You know them. They're the ones hiding under the rock, behind the boulder, and at the bar.

They are terrified, most of them. They want the problem to go away. They want it handled, but they don't want to do it. They don't want to tell Hillary to stop, because they would likely pay a price for it, and not just with her.

They are afraid of looking as if they're jumping on a train that's speeding down the tracks and is about to roll over the damsel in distress.

Which is how Hillary -- and her supporters -- will paint it. Even though she's no damsel, and she causes distress.

Some insight from a superdelegate I spoke to Thursday:

It's not math anymore, it's psychodrama.
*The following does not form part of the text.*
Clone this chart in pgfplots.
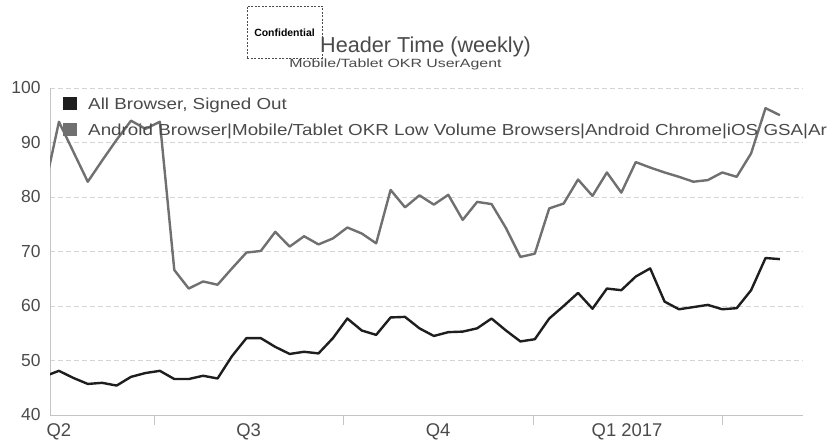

If she can't have it, no one can have it. If she has to tear the party apart, she will.


There will be consequences for what has already come. Yes, Clinton could wake up on June 4th and come to her senses, shutting down this freak show and muzzling her foaming-at-the-mouth husband. Have we seen anything that would indicate that it will be so? And even if she does, have we seen anything from the Clintons to indicate that they would bow out gracefully and throw their full support to Obama as faithful members of the party, something that will be sorely needed to heal the divisions that she herself has created? I think not and the problem may be that it is because the Clintons don't view the Democratic party as belonging to Democrats, as belonging to America, but as belonging to themselves. They believe that they embody it as not even the Kennedys once did. As the Clintons
go, so goes the party, nay the world. This is a recipe for disaster at a time when not only the party, but the nation can ill afford it. It is Sherman's march to the sea. It is scorched earth... not only for the soil of the party, but for that of the United States as well.